El ambiente era de momento en momento más acogedor, a lo que contribuyó la presencia de José Luis, ése gran amigo y gran músico, y la de Marga… ¿Qué puedo decir de Marga? Incluso el señor que rige el bar es una persona muy amable; se le ve totalmente integrado en lo que ahora suele llamarse “comunidad escolar”, tanto como las señoras madres de alumnos que me honraron con su presencia en la charla.

No menos prodigiosa fue la charla en sí. Costó un poco romper el hielo, pero luego aquello funcionó como la seda. La sala de usos múltiples estaba atiborrada de alumnos de rostros inteligentes, chicas y chicos guapísimos, aunque enmascarados por imperativo sanitario. Procuré pasarles a los potenciales escritores algunos trucos de novelista, porque recetas no hay o yo no tengo. Escucharon con atención y poco a poco fueron surgiendo intervenciones de todo tipo. Algunas, francamente inquietantes. Por ejemplo que Galdós “lo habían estudiado”, pero no habían leído ninguna obra suya. Pío Baroja también, pero, ante mi total perplejidad, la obra seleccionada por la autoridad académica era “El árbol de la ciencia”… ¡Coño, la misma que se proponía en los remotos años de mi docencia! Por cierto, la más aburrida del fabuloso don Pío.

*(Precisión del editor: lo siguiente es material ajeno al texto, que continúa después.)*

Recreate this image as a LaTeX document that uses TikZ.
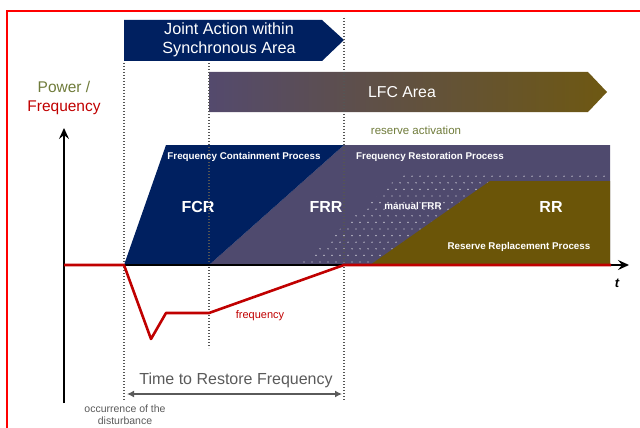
\documentclass[tikz,border=0pt]{standalone}
\usepackage{fontspec}
\setmainfont{Liberation Sans}
\usetikzlibrary{arrows.meta}
\definecolor{navy}{HTML}{002060}
\definecolor{frrcol}{HTML}{4F4A6E}
\definecolor{rrcol}{HTML}{6B5508}
\definecolor{lfcl}{HTML}{544A6D}
\definecolor{lfcr}{HTML}{6E5812}
\definecolor{olivetxt}{HTML}{6F7B3A}
\definecolor{freqred}{HTML}{C00000}
\definecolor{dotgray}{HTML}{555555}
\definecolor{txtgray}{HTML}{5A5A5A}
\tikzset{
  proctxt/.style={text=white,font=\bfseries\fontsize{9.8}{11}\selectfont,inner sep=0pt},
  bigtxt/.style={text=white,font=\bfseries\fontsize{16}{18}\selectfont,inner sep=0pt},
  marker/.style={draw=dotgray,line width=1.5pt,dash pattern=on 1.3pt off 1.7pt},
  axis/.style={line width=1.6pt,-{Stealth[length=11pt,width=10pt,inset=4pt]}}
}
\begin{document}
\begin{tikzpicture}[x=1pt,y=-1pt]
\useasboundingbox (0,0) rectangle (640,428);
% frame
\draw[red,line width=1.5pt] (7,430) -- (7,11) -- (642,11);
% banners
\fill[navy] (124,20) -- (322,20) -- (344,40) -- (322,61) -- (124,61) -- cycle;
\shade[left color=lfcl,right color=lfcr] (209,72) -- (588,72) -- (607,92) -- (588,112) -- (209,112) -- cycle;
\node (joint) [text=white,align=center,font=\fontsize{16.2}{18.5}\selectfont] at (229,40) {Joint Action within\\Synchronous Area};
\node (lfc) [text=white,font=\fontsize{15.8}{18}\selectfont] at (402,92) {LFC Area};
\node (resact) [text=olivetxt,font=\fontsize{11.5}{13}\selectfont] at (416,130) {reserve activation};
% processes
\fill[frrcol] (209,265) -- (344,145) -- (610,145) -- (610,265) -- cycle;
\begin{scope}
  \clip (300,265) -- (405,171) -- (610,171) -- (610,265) -- cycle;
  \foreach \r in {0,...,14}
    \foreach \c in {0,...,40}
      \fill[white!85!frrcol] ({296+8*\c+4*mod(\r,2)},{262-6.6*\r}) circle (0.7pt);
\end{scope}
\fill[rrcol] (370,265) -- (490,181) -- (610,181) -- (610,265) -- cycle;
\fill[navy] (124,265) -- (166,145) -- (344,145) -- (209,265) -- cycle;
\node (fcp) [proctxt] at (244,157) {Frequency Containment Process};
\node (frp) [proctxt] at (430,157) {Frequency Restoration Process};
\node (rrp) [proctxt] at (519,247) {Reserve Replacement Process};
\node (mfrr) [proctxt] at (413,206) {manual FRR};
\node (fcr) [bigtxt] at (198,207) {FCR};
\node (frr) [bigtxt] at (326,207) {FRR};
\node (rr) [bigtxt] at (551,207) {RR};
% time markers
\draw[marker] (124,63) -- (124,400);
\draw[marker] (209,63) -- (209,348);
\draw[marker] (344,18) -- (344,400);
% axes
\coordinate (orig) at (64,265);
\coordinate (ytop) at (64,128);
\coordinate (ybot) at (64,403);
\coordinate (xend) at (629,265);
\draw[axis] (ybot) -- (ytop);
\draw[axis] (orig) -- (xend);
\node (ylbl) [align=center,font=\fontsize{15.5}{19}\selectfont] at (64,98) {\textcolor{olivetxt}{Power /}\\\textcolor{freqred}{Frequency}};
\node (tlbl) [font=\bfseries\itshape\fontsize{13}{14}\selectfont] at (617,283) {t};
% frequency
\coordinate (dist0) at (124,265);
\coordinate (fmin) at (151,339);
\coordinate (fkink) at (166,313);
\coordinate (fflat) at (209,313);
\coordinate (frest) at (344,265);
\coordinate (fend) at (611,265);
\draw[freqred,line width=2.6pt,line join=round] (orig) -- (dist0) -- (fmin) -- (fkink) -- (fflat) -- (frest) -- (fend);
\node (freqlbl) [text=freqred,font=\fontsize{11}{13}\selectfont] at (260,316) {frequency};
% restore time
\coordinate (ttra) at (127,394);
\coordinate (ttrb) at (342,394);
\draw[txtgray,line width=1.5pt,{Latex[length=7pt,width=7pt]}-{Latex[length=7pt,width=7pt]}] (ttra) -- (ttrb);
\node (ttr) [text=txtgray,font=\fontsize{16}{18}\selectfont] at (236,380) {Time to Restore Frequency};
\node (dist) [text=txtgray,align=center,font=\fontsize{10.5}{12}\selectfont,inner sep=0pt] at (125,415) {occurrence of the\\disturbance};
\end{tikzpicture}
\end{document}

Les orienté un poco hacia otras novelas de mi admirado Baroja. ¿qué menos?

Luego llegó el gran momento en que los chicos comenzaron a contar lo que leían por su cuenta y riesgo, al margen de los programas escolares: Edgar Allan Poe, Las hermanas Bronté, Isaac Asimov… Ahí comenzamos a soltarnos el pelo y a disfrutar de verdad.

Habían participado sólo unos cuantos alumnos, de ahí mi perplejidad cuando, acabada la charla, se montó en torno a mi un gran corrillo de alumnos que querían continuar conversando, discutiendo, opinando. Y dos profesores muy interesantes: Julián, que me trajo la novela par que la firmase en mitad de todo aquel barullo y Macarena, profesora bibliotecaria sin biblioteca, porque la escasez de espacio había obligado a utilizar la biblioteca como aula. Parece ser que las citadas autoridades se dedican más a exigir papeleo inútil, que a procurar los medios indispensables para una buena enseñanza.

Colofón: me lo pasé en grande, creo que todos lo pasamos muy bien.